Your task — Reproduce all the material exactly, minus any pictures it holds.

Code that draws figures
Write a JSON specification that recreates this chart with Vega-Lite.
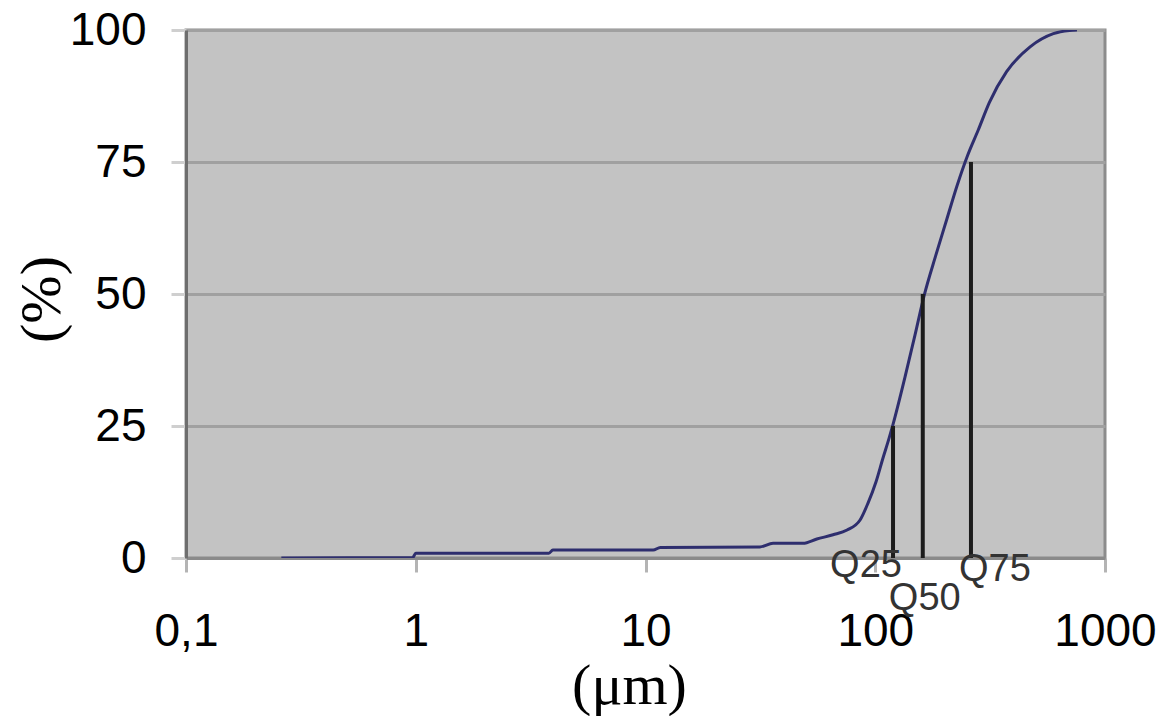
{
  "$schema": "https://vega.github.io/schema/vega-lite/v6.json",
  "width": 919,
  "height": 528,
  "autosize": {"type": "none"},
  "padding": {"left": 186, "top": 30, "right": 58, "bottom": 158},
  "background": "white",
  "config": {
    "view": {"fill": "#c3c3c3", "stroke": "#8c8c8c", "strokeWidth": 3},
    "font": "Liberation Sans"
  },
  "datasets": {
    "curve": [
      {"d": 0.26, "p": 0}, {"d": 0.97, "p": 0.1}, {"d": 1.0, "p": 0.9},
      {"d": 3.8, "p": 0.9}, {"d": 3.95, "p": 1.5}, {"d": 10.8, "p": 1.5},
      {"d": 11.6, "p": 2.0}, {"d": 31.5, "p": 2.1}, {"d": 35.9, "p": 2.8},
      {"d": 48.5, "p": 2.8}, {"d": 55.7, "p": 3.6}, {"d": 65.5, "p": 4.4},
      {"d": 75.4, "p": 5.3}, {"d": 85.9, "p": 7.2}, {"d": 93, "p": 10.4},
      {"d": 100.7, "p": 14.4}, {"d": 108, "p": 18.9}, {"d": 114.9, "p": 22.7},
      {"d": 119.5, "p": 25.3}, {"d": 134.8, "p": 34.3}, {"d": 148.9, "p": 42.2},
      {"d": 163, "p": 49.6}, {"d": 183.7, "p": 57.4}, {"d": 205, "p": 64.2},
      {"d": 227, "p": 70.5}, {"d": 250.6, "p": 75.9}, {"d": 281, "p": 81.1},
      {"d": 314, "p": 86.3}, {"d": 373, "p": 92.1}, {"d": 472, "p": 96.8},
      {"d": 596, "p": 99.3}, {"d": 700, "p": 99.9}, {"d": 755, "p": 100}
    ],
    "quant": [
      {"q": "Q25", "d": 119.5, "p": 25},
      {"q": "Q50", "d": 161, "p": 50},
      {"q": "Q75", "d": 261, "p": 75}
    ]
  },
  "layer": [
    {
      "data": {"name": "curve"},
      "mark": {"type": "line", "color": "#2e2e6e", "strokeWidth": 3, "clip": true, "interpolate": "monotone"},
      "encoding": {
        "x": {
          "field": "d", "type": "quantitative",
          "scale": {"type": "log", "domain": [0.1, 1000], "nice": false},
          "axis": {
            "values": [0.1, 1, 10, 100, 1000],
            "labelExpr": "replace(toString(datum.value), '.', ',')",
            "grid": false,
            "domainColor": "#8a8a8a", "domainWidth": 3,
            "tickColor": "#b4b4b4", "tickWidth": 3, "tickSize": 14,
            "labelFont": "Liberation Sans", "labelFontSize": 46, "labelColor": "#000000",
            "labelPadding": 37, "labelFlush": false, "labelOverlap": false,
            "title": "(μm)", "titleFont": "Liberation Serif", "titleFontSize": 58,
            "titleFontWeight": "normal", "titleColor": "#000000",
            "titleX": 443, "titleY": 145, "titleAlign": "center", "titleBaseline": "alphabetic"
          }
        },
        "y": {
          "field": "p", "type": "quantitative",
          "scale": {"domain": [0, 100], "nice": false},
          "axis": {
            "values": [0, 25, 50, 75, 100],
            "grid": true, "gridColor": "#a0a0a0", "gridWidth": 3,
            "domainColor": "#6e6e6e", "domainWidth": 3,
            "tickColor": "#cfcfcf", "tickWidth": 3, "tickSize": 15,
            "labelFont": "Liberation Sans", "labelFontSize": 46, "labelColor": "#000000",
            "labelPadding": 25, "labelFlush": false, "labelOverlap": false,
            "title": "(%)", "titleFont": "Liberation Serif", "titleFontSize": 58,
            "titleFontWeight": "normal", "titleColor": "#000000",
            "titleX": -144, "titleY": 269, "titleAngle": 270,
            "titleAlign": "center", "titleBaseline": "middle"
          }
        }
      }
    },
    {
      "data": {"name": "quant"},
      "mark": {"type": "rule", "color": "#1c1c1c", "strokeWidth": 4},
      "encoding": {
        "x": {"field": "d", "type": "quantitative"},
        "y": {"field": "p", "type": "quantitative"},
        "y2": {"datum": 0}
      }
    },
    {
      "data": {"name": "quant"},
      "transform": [{"filter": "datum.q === 'Q25'"}],
      "mark": {"type": "text", "font": "Liberation Sans", "fontSize": 38, "color": "#333333", "align": "center", "baseline": "middle", "dx": -27, "dy": 8},
      "encoding": {"x": {"field": "d", "type": "quantitative"}, "y": {"datum": 0, "type": "quantitative"}, "text": {"field": "q"}}
    },
    {
      "data": {"name": "quant"},
      "transform": [{"filter": "datum.q === 'Q50'"}],
      "mark": {"type": "text", "font": "Liberation Sans", "fontSize": 38, "color": "#333333", "align": "center", "baseline": "middle", "dx": 2, "dy": 41},
      "encoding": {"x": {"field": "d", "type": "quantitative"}, "y": {"datum": 0, "type": "quantitative"}, "text": {"field": "q"}}
    },
    {
      "data": {"name": "quant"},
      "transform": [{"filter": "datum.q === 'Q75'"}],
      "mark": {"type": "text", "font": "Liberation Sans", "fontSize": 38, "color": "#333333", "align": "center", "baseline": "middle", "dx": 24, "dy": 12},
      "encoding": {"x": {"field": "d", "type": "quantitative"}, "y": {"datum": 0, "type": "quantitative"}, "text": {"field": "q"}}
    }
  ]
}
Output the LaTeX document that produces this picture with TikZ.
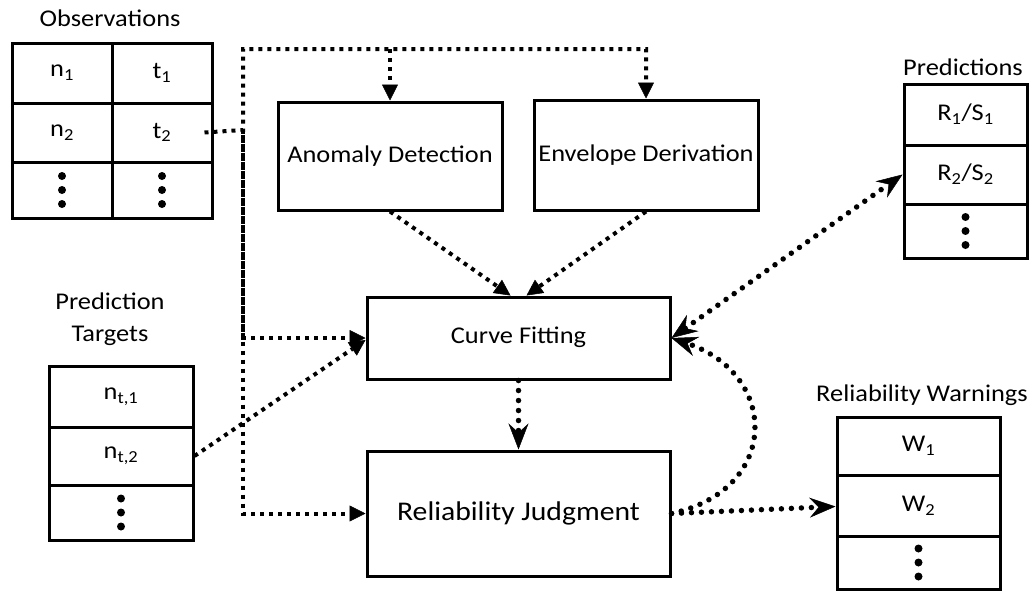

Solution for this exercise —
Write a JSON specification that recreates this chart with Vega-Lite.
{
  "$schema": "https://vega.github.io/schema/vega-lite/v6.json",
  "width": 919,
  "height": 528,
  "autosize": {"type": "none"},
  "padding": {"left": 186, "top": 30, "right": 58, "bottom": 158},
  "background": "white",
  "config": {
    "view": {"fill": "#c3c3c3", "stroke": "#8c8c8c", "strokeWidth": 3},
    "font": "Liberation Sans"
  },
  "datasets": {
    "curve": [
      {"d": 0.26, "p": 0}, {"d": 0.97, "p": 0.1}, {"d": 1.0, "p": 0.9},
      {"d": 3.8, "p": 0.9}, {"d": 3.95, "p": 1.5}, {"d": 10.8, "p": 1.5},
      {"d": 11.6, "p": 2.0}, {"d": 31.5, "p": 2.1}, {"d": 35.9, "p": 2.8},
      {"d": 48.5, "p": 2.8}, {"d": 55.7, "p": 3.6}, {"d": 65.5, "p": 4.4},
      {"d": 75.4, "p": 5.3}, {"d": 85.9, "p": 7.2}, {"d": 93, "p": 10.4},
      {"d": 100.7, "p": 14.4}, {"d": 108, "p": 18.9}, {"d": 114.9, "p": 22.7},
      {"d": 119.5, "p": 25.3}, {"d": 134.8, "p": 34.3}, {"d": 148.9, "p": 42.2},
      {"d": 163, "p": 49.6}, {"d": 183.7, "p": 57.4}, {"d": 205, "p": 64.2},
      {"d": 227, "p": 70.5}, {"d": 250.6, "p": 75.9}, {"d": 281, "p": 81.1},
      {"d": 314, "p": 86.3}, {"d": 373, "p": 92.1}, {"d": 472, "p": 96.8},
      {"d": 596, "p": 99.3}, {"d": 700, "p": 99.9}, {"d": 755, "p": 100}
    ],
    "quant": [
      {"q": "Q25", "d": 119.5, "p": 25},
      {"q": "Q50", "d": 161, "p": 50},
      {"q": "Q75", "d": 261, "p": 75}
    ]
  },
  "layer": [
    {
      "data": {"name": "curve"},
      "mark": {"type": "line", "color": "#2e2e6e", "strokeWidth": 3, "clip": true, "interpolate": "monotone"},
      "encoding": {
        "x": {
          "field": "d", "type": "quantitative",
          "scale": {"type": "log", "domain": [0.1, 1000], "nice": false},
          "axis": {
            "values": [0.1, 1, 10, 100, 1000],
            "labelExpr": "replace(toString(datum.value), '.', ',')",
            "grid": false,
            "domainColor": "#8a8a8a", "domainWidth": 3,
            "tickColor": "#b4b4b4", "tickWidth": 3, "tickSize": 14,
            "labelFont": "Liberation Sans", "labelFontSize": 46, "labelColor": "#000000",
            "labelPadding": 37, "labelFlush": false, "labelOverlap": false,
            "title": "(μm)", "titleFont": "Liberation Serif", "titleFontSize": 58,
            "titleFontWeight": "normal", "titleColor": "#000000",
            "titleX": 443, "titleY": 145, "titleAlign": "center", "titleBaseline": "alphabetic"
          }
        },
        "y": {
          "field": "p", "type": "quantitative",
          "scale": {"domain": [0, 100], "nice": false},
          "axis": {
            "values": [0, 25, 50, 75, 100],
            "grid": true, "gridColor": "#a0a0a0", "gridWidth": 3,
            "domainColor": "#6e6e6e", "domainWidth": 3,
            "tickColor": "#cfcfcf", "tickWidth": 3, "tickSize": 15,
            "labelFont": "Liberation Sans", "labelFontSize": 46, "labelColor": "#000000",
            "labelPadding": 25, "labelFlush": false, "labelOverlap": false,
            "title": "(%)", "titleFont": "Liberation Serif", "titleFontSize": 58,
            "titleFontWeight": "normal", "titleColor": "#000000",
            "titleX": -144, "titleY": 269, "titleAngle": 270,
            "titleAlign": "center", "titleBaseline": "middle"
          }
        }
      }
    },
    {
      "data": {"name": "quant"},
      "mark": {"type": "rule", "color": "#1c1c1c", "strokeWidth": 4},
      "encoding": {
        "x": {"field": "d", "type": "quantitative"},
        "y": {"field": "p", "type": "quantitative"},
        "y2": {"datum": 0}
      }
    },
    {
      "data": {"name": "quant"},
      "transform": [{"filter": "datum.q === 'Q25'"}],
      "mark": {"type": "text", "font": "Liberation Sans", "fontSize": 38, "color": "#333333", "align": "center", "baseline": "middle", "dx": -27, "dy": 8},
      "encoding": {"x": {"field": "d", "type": "quantitative"}, "y": {"datum": 0, "type": "quantitative"}, "text": {"field": "q"}}
    },
    {
      "data": {"name": "quant"},
      "transform": [{"filter": "datum.q === 'Q50'"}],
      "mark": {"type": "text", "font": "Liberation Sans", "fontSize": 38, "color": "#333333", "align": "center", "baseline": "middle", "dx": 2, "dy": 41},
      "encoding": {"x": {"field": "d", "type": "quantitative"}, "y": {"datum": 0, "type": "quantitative"}, "text": {"field": "q"}}
    },
    {
      "data": {"name": "quant"},
      "transform": [{"filter": "datum.q === 'Q75'"}],
      "mark": {"type": "text", "font": "Liberation Sans", "fontSize": 38, "color": "#333333", "align": "center", "baseline": "middle", "dx": 24, "dy": 12},
      "encoding": {"x": {"field": "d", "type": "quantitative"}, "y": {"datum": 0, "type": "quantitative"}, "text": {"field": "q"}}
    }
  ]
}
Output the LaTeX document that produces this picture with TikZ.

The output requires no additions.